Jun 1, 2008

"Your Order?" From the Disney Commissary c. 1940



Hans Perk of A. Film L.A. has been sharing his photographs of the (packed) interior of the Walt Disney Commissary taken in the 40s, and thanks to a link he posted I was able to acquire this swell item.
I'd date it to pre-WWII, just after the Burbank studio opened-1940 perhaps(the only characters shown being the shorts stars, Snow White and Pinocchio).

I love looking at menus from the first half of the 20th century; they're usually wonderfully decorated and the wide array of offerings is so superior to the fare an average "american cuisine" place has today. Of course there aren't too many of these sorts of eateries around at all anymore, not even in a city as large as Los Angeles. The closest thing might be a Hamburger Hamlet or a Jerry's Deli(neither of which live up to their reputations in my opinion). Then again Musso & Frank(mentioned below) would seem to have the same menu now as 60 years ago...I mean really, exactly the same, which is one of the reasons I enjoy going there.

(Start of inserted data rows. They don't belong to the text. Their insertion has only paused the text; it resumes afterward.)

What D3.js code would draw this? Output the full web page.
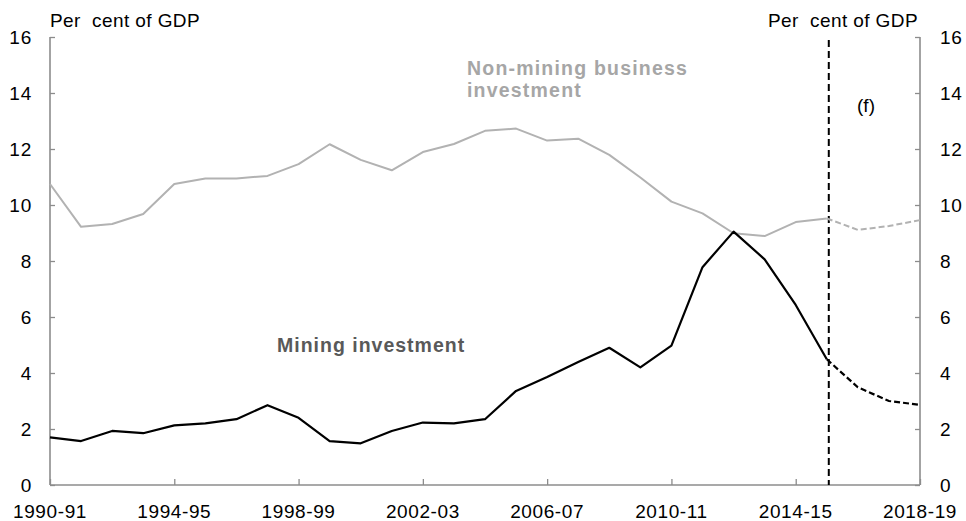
<!DOCTYPE html>
<html>
<head>
<meta charset="utf-8">
<script src="https://cdn.jsdelivr.net/npm/d3@7"></script>
<style>
  body { margin: 0; background: #fff; }
  svg { display: block; font-family: "Liberation Sans", Arial, sans-serif; }
</style>
</head>
<body>
<svg id="chart" width="966" height="521"></svg>
<script>
const categories = ["1990-91","1991-92","1992-93","1993-94","1994-95","1995-96","1996-97","1997-98","1998-99","1999-00",
  "2000-01","2001-02","2002-03","2003-04","2004-05","2005-06","2006-07","2007-08","2008-09","2009-10",
  "2010-11","2011-12","2012-13","2013-14","2014-15","2015-16","2016-17","2017-18","2018-19"];
const miningInvestment = [1.70,1.57,1.93,1.85,2.13,2.20,2.35,2.85,2.40,1.57,1.49,1.93,2.23,2.20,2.35,3.36,3.86,4.39,4.90,4.20,4.98,7.78,9.05,8.06,6.43,4.49,3.49,3.00,2.86];
const nonMiningInvestment = [10.75,9.22,9.32,9.68,10.75,10.95,10.95,11.04,11.46,12.17,11.61,11.24,11.89,12.18,12.65,12.73,12.30,12.37,11.79,10.98,10.12,9.70,8.99,8.89,9.39,9.52,9.11,9.25,9.46];
const xTickLabels = ["1990-91","1994-95","1998-99","2002-03","2006-07","2010-11","2014-15","2018-19"];
const yTicks = [0,2,4,6,8,10,12,14,16];
const forecastStart = "2015-16";

(function () {
const svg = d3.select("#chart");
const mL = 50, mR = 920, mT = 37, mB = 485;
const x = d3.scalePoint().domain(categories).range([mL, mR]);
const y = d3.scaleLinear().domain([0, 16]).range([mB, mT]);
const axisColor = "#8c8c8c";
const fs = 19;

// axes
const gL = svg.append("g").attr("transform", `translate(${mL},0)`)
  .call(d3.axisRight(y).tickValues(yTicks).tickSize(5).tickFormat(""));
const gR = svg.append("g").attr("transform", `translate(${mR},0)`)
  .call(d3.axisLeft(y).tickValues(yTicks).tickSize(5).tickFormat(""));
const gB = svg.append("g").attr("transform", `translate(0,${mB})`)
  .call(d3.axisTop(x).tickValues(xTickLabels).tickSize(6).tickFormat(""));
[gL, gR, gB].forEach(g => {
  g.select(".domain").attr("stroke", axisColor).attr("stroke-width", 1.6);
  g.selectAll(".tick line").attr("stroke", axisColor).attr("stroke-width", 1.3);
});
gB.select(".domain").attr("d", `M${mL},0H${mR}`);
gL.select(".domain").attr("d", `M0,${mT}V${mB}`);
gR.select(".domain").attr("d", `M0,${mT}V${mB}`);

// tick labels
svg.append("g").selectAll("text").data(yTicks).join("text")
  .attr("x", mL - 18).attr("y", d => y(d)).attr("dy", "0.36em")
  .attr("text-anchor", "end").attr("font-size", fs).attr("letter-spacing", 0.8)
  .attr("fill", "#000").text(d => d);
svg.append("g").selectAll("text").data(yTicks).join("text")
  .attr("x", mR + 20).attr("y", d => y(d)).attr("dy", "0.36em")
  .attr("text-anchor", "start").attr("font-size", fs).attr("letter-spacing", 0.8)
  .attr("fill", "#000").text(d => d);
svg.append("g").selectAll("text").data(xTickLabels).join("text")
  .attr("x", d => x(d)).attr("y", 518)
  .attr("text-anchor", "middle").attr("font-size", fs).attr("letter-spacing", 0.6)
  .attr("fill", "#000").text(d => d);

// unit labels
svg.append("text").attr("x", mL).attr("y", 27).attr("font-size", fs)
  .attr("letter-spacing", 0.4).attr("fill", "#000").attr("xml:space", "preserve").text("Per  cent of GDP");
svg.append("text").attr("x", mR - 2).attr("y", 27).attr("font-size", fs)
  .attr("text-anchor", "end").attr("letter-spacing", 0.4).attr("fill", "#000").attr("xml:space", "preserve").text("Per  cent of GDP");

// forecast divider
const fx = x(forecastStart);
svg.append("line").attr("x1", fx + 2).attr("x2", fx + 2).attr("y1", 40).attr("y2", mB)
  .attr("stroke", "#000").attr("stroke-width", 2).attr("stroke-dasharray", "7,4");
svg.append("text").attr("x", 866).attr("y", 112).attr("text-anchor", "middle")
  .attr("font-size", fs).attr("fill", "#000").text("(f)");

// lines
const fi = categories.indexOf(forecastStart);
const line = d3.line().x(d => x(d.c)).y(d => y(d.v));
function draw(values, color, width, dash) {
  const pts = values.map((v, i) => ({c: categories[i], v}));
  svg.append("path").datum(pts.slice(0, fi + 1)).attr("d", line)
    .attr("fill", "none").attr("stroke", color).attr("stroke-width", width)
    .attr("stroke-linejoin", "round");
  svg.append("path").datum(pts.slice(fi)).attr("d", line)
    .attr("fill", "none").attr("stroke", color).attr("stroke-width", width)
    .attr("stroke-dasharray", dash);
}
draw(nonMiningInvestment, "#b2b2b2", 2, "6,3");
draw(miningInvestment, "#000", 2.2, "6,3");

// series labels
const nm = svg.append("text").attr("font-size", 19.5).attr("font-weight", "bold")
  .attr("fill", "#a6a6a6").attr("letter-spacing", 1.2);
nm.append("tspan").attr("x", 467).attr("y", 75).text("Non-mining business");
nm.append("tspan").attr("x", 467).attr("y", 97).text("investment");
svg.append("text").attr("x", 277).attr("y", 352).attr("font-size", 19.5)
  .attr("font-weight", "bold").attr("fill", "#595959").attr("letter-spacing", 1.0)
  .text("Mining investment");
})();
</script>
</body>
</html>
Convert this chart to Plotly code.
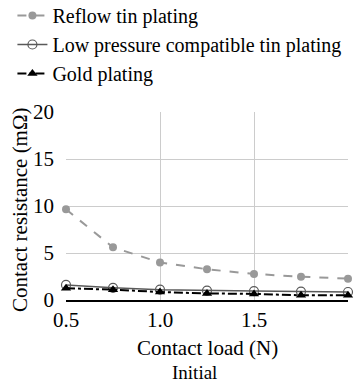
import plotly.graph_objects as go

load_n = [0.5, 0.75, 1.0, 1.25, 1.5, 1.75, 2.0]
reflow_tin = [9.65, 5.6, 4.0, 3.27, 2.77, 2.48, 2.27]
low_pressure_tin = [1.6, 1.3, 1.1, 1.0, 0.95, 0.9, 0.85]
gold = [1.25, 1.1, 0.85, 0.7, 0.65, 0.5, 0.5]
series_names = ["Reflow tin plating", "Low pressure compatible tin plating", "Gold plating"]
x_ticks = [0.5, 1.0, 1.5, 2.0]
y_ticks = [0, 5, 10, 15, 20]

FONT = "Liberation Serif"
FS = 21

fig = go.Figure()
fig.add_trace(go.Scatter(
    x=load_n, y=reflow_tin, name=series_names[0], mode="lines+markers",
    line=dict(color="#999999", width=2, dash="dash"),
    marker=dict(symbol="circle", size=8, color="#999999"),
    cliponaxis=False, legendgroup="a"))
fig.add_trace(go.Scatter(
    x=load_n, y=low_pressure_tin, name=series_names[1], mode="lines+markers",
    line=dict(color="#595959", width=1.5),
    marker=dict(symbol="circle-open", size=9, color="#595959", line=dict(width=1.2)),
    cliponaxis=False, legendgroup="b"))
fig.add_trace(go.Scatter(
    x=load_n, y=gold, name=series_names[2], mode="lines+markers",
    line=dict(color="#000000", width=2, dash="dashdot"),
    marker=dict(symbol="triangle-up", size=9, color="#000000"),
    cliponaxis=False, legendgroup="c"))

fig.update_layout(
    width=356, height=385,
    margin=dict(l=66, r=8, t=112, b=85, autoexpand=False),
    paper_bgcolor="white", plot_bgcolor="white",
    font=dict(family=FONT, size=FS, color="#000000"),
    showlegend=True,
    legend=dict(x=-0.19, y=1.617,
                xanchor="left", yanchor="top", font=dict(size=20, family=FONT),
                tracegroupgap=0, bgcolor="rgba(0,0,0,0)", itemwidth=30),
    xaxis=dict(range=[0.5, 2.0], tickvals=x_ticks, ticktext=[f"{v:.1f}" for v in x_ticks],
               showgrid=True, gridcolor="#CCCCCC", gridwidth=1,
               showline=True, linecolor="#000000", linewidth=1.5, mirror=False,
               zeroline=False, ticks="", automargin=False,
               tickfont=dict(size=FS, family=FONT)),
    yaxis=dict(range=[0, 20], tickvals=y_ticks,
               showgrid=True, gridcolor="#CCCCCC", gridwidth=1,
               showline=False, zeroline=False, ticks="", automargin=False,
               ticklabelstandoff=11, tickfont=dict(size=FS, family=FONT)),
)

fig.add_annotation(text="Contact load (N)", xref="paper", yref="paper", x=0.5, y=-0.255,
                   showarrow=False, font=dict(size=FS, family=FONT), xanchor="center", yanchor="middle")
fig.add_annotation(text="Contact resistance (mΩ)", xref="paper", yref="paper", x=-0.163, y=0.479,
                   textangle=-90, showarrow=False, font=dict(size=FS, family=FONT),
                   xanchor="center", yanchor="middle")
fig.add_annotation(text="Initial", xref="paper", yref="paper", x=0.454, y=-0.388,
                   showarrow=False, font=dict(size=19, family=FONT), xanchor="center", yanchor="middle")

fig.write_html("out.html", post_script="document.body.style.margin='0';",
               config={"displayModeBar": False})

So here, complete with discoloration I didn't fix in Photoshop is the interior of the menu. It's large, printed on a medium-weight card stock, nothing flimsy. Lots of fun menu selections and appealing artwork. There's beer, too. And a prime rib sandwich for all of 35 cents. See-it really was possible to live on fifty dollars a week. Or in the case of the top animators, several hundreds a week. Every few dollars made a difference. There's a reason for nostalgia!
Click the images to open them in a much larger size.



14 comments:

Biblioadonis aka George said...

Wow...

What a great item! Thanks for sharing this with us. It is amazing to see the care and artistry that went into a simple item like a menu.

mark kennedy said...

Holy crud, that all sounds good but if I ate a lunch that heavy I'd be asleep under my desk for the rest of the day (and just what makes the "artist's special" the "artist's special"?)

Thad said...

Very cool, but don't eat Stromboli's "favorite"! It's people!!!

Floyd Norman said...

We did eat a lunch that large on occasion -- and yes, we did sleep under our desk the rest of the afternoon.

I have photos.

Bob said...

I'll take a Chicken Pot Pie for 45pennies!

B.

Eddie Fitzgerald said...

That cover was great! Is that yellow aging around the edges? If so, it didn't hurt the look of the menu a bit!

Sean said...

Acme beer? Love to try that out!

Dave said...

Nice- menu- that reminds me we need to do lunch! And when are you going to promote Scram INK!

DD

Anonymous said...

I visited Musso & Frank's last week at lunchtime on Tuesday. The perimeter booths were filled, but the entire, traditionally packed central section of the large room was empty! We are in a recession, no matter what the Bush Administration thinks.

brigette b said...

Yeah, what designates the fried ham as the "artists special"? Maybe the ham has a hole cut in it so it's the shape of a pallet..? With little blobs of mustard like paint?

And wow, tongue sandwiches and 5-cent donuts. Those were the days.

Tom Sito said...

Thanks for posting this, Jenny. But remember, most of the artists told me at the time they could not afford to eat at the Commissary. Sure, the top animators and execs could. But when you're only making $12 to $18 a week, 35-50 cents becomes a significant cost for your budget.
Artists of the time told me before the Strike raised wages, most artists brown bagged it or went out to the Roach-Coach truck on the street.

Jenny Lerew said...

Of course you're quite right, Tom-thanks for the comment. All a person has to do is watch something like Sullivan's Travels" to get an idea of the difference a mere dime made even as late as 1940 or so.

And many thanks to everyone else who wrote to say they enjoyed looking at this relic. I've just received the Disney Commissary breakfast menu, too; it's smaller but in mint condition and with artwork just as appealing that'll speak to everyone across the years. I'll post it later today.

Kristy Gordon said...

wow, that's so cool to see!!

Brian Sibley said...

I'm think that when I ate there in the 80s the menu still had the same artwork - or am I Disney-dreaming? Obviously the prices would have been a bit different!